Açlık sınırında can çekişen milyonlar var! Aldığı maaş ile kirasını bile karşılamayanlar var… Onurunu incitmemek için utancından ekmeğe, gıdaya ve ihtiyacı kadar paraya muhtaç olduğunu en yakınlarından, eş-dost-arkadaş ve komşularından gizleyenler var… Bu yüzden yuvası/ailesi dağılanlar, intihar edenler ve intiharı düşünenler var… Borçlananlar, faize bulaşanlar, işyerini kapatıp batanlar var… Gerçi tok olan açın halinden ne anlar!..
Bir de normal işçiler, memurlar ve rutin maaş alanlarla ile hak etmediği halde çok yüksek maaş alanları bir karşılaştırın!.. Adam vekil, adam danışman, adam üst düzey yönetici, genel müdür, başkan vs. (hak etmediği halde) birkaç yerden maaş alıyor. Ve maaşlar arası büyük bir uçurumun olduğu apaçık ortada iken AK Parti iktidarı bu konuda hiçbir adım atmıyor! Herkes halinden memnun… Hani bir söz var “Bana dokunmayan yılan bin yıl yaşasın!”. İlla ki dokunulması mı gerekiyor?! Keşke siyasi ve yargı gücümüz olsa da dokunsak! Ancak yazarak dokunabiliyoruz…
Gerçi bizler AK Parti iktidarını bu konularda eleştirirken geçmişte yapmış olduğu takdir edilecek icraatlarını görmezlikten gelemeyiz. Sezar’ın hakkını Sezar’a vermek gerek. Bilhassa ülkenin sağlık sorunlarını hallederek halkımıza büyük bir nefes aldırttı. Engelliler, Down sendromu çocuklara ve ailelere devlet olarak sahip çıktı. Aynı şekilde ilk ve orta öğretimde okuyan çocuklarımızın kırtasiye (kitap, kalem, defter vs.) ihtiyaçlarını karşıladı. Bilhassa yangın, sel ve depremlerde mağdur olan yüzbinlerce vatandaşımızın yanında oldu. Yangın, sel ve deprem mağdurlarına sahip çıktı. Depremde ıkılan binaların yerine yeni binalar yaptı. Bu konularda AK Parti iktidarını takdir ediyoruz.

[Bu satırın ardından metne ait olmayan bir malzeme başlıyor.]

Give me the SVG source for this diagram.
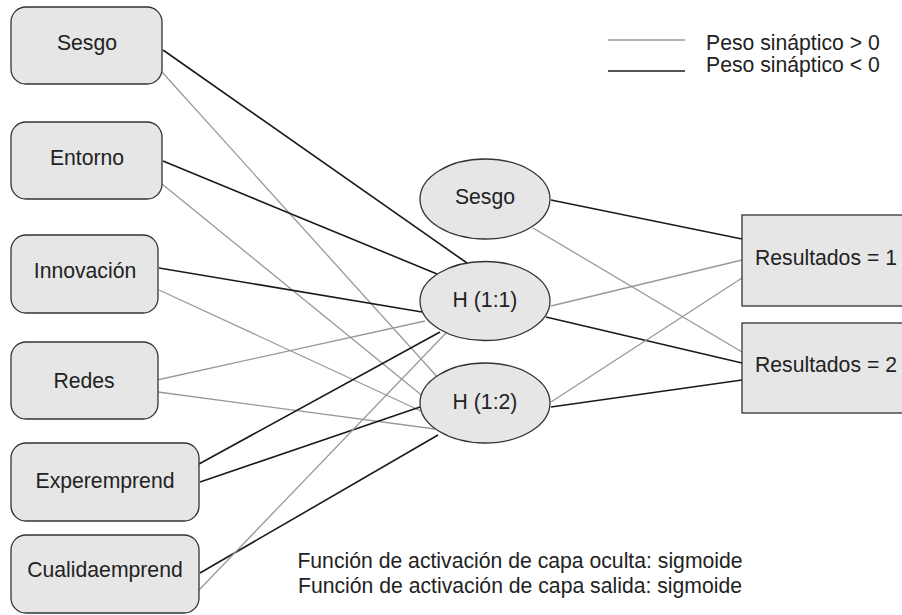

Son olarak bir sözümde İslami duyarlı sivil toplum örgütleri/kuruluşlarınadır. Türkiye’de tüm İslami vakıflar, dernekler, kuruluşlar ‘açlık ve susuzluk’ konusunda yurtdışındaki (Afrika örneği) açlıkla boğuşan yoksul halklara duyarlıdır. Duyarlılıklarına sözümüz yok. Keşke aynı duyarlılığı bir de kendi ülkelerindeki aç ve yoksul insanlara gösterebilseler! Elbet ki gösteriyorlar ama sadece Ramazan aylarında!.. Demek istiyorum ki sözünü ettiğimiz İslami duyarlı vakıflar, dernekler veya kuruluşlar muhtarlar, yerel belediyeler üzerinden kim hangi sokakta, hangi mahallede, hangi şehirde aç-yoksul yaşadığını öğrenmek için gerçek bir araştırma yaparak yardım elini onlara da uzatsalar.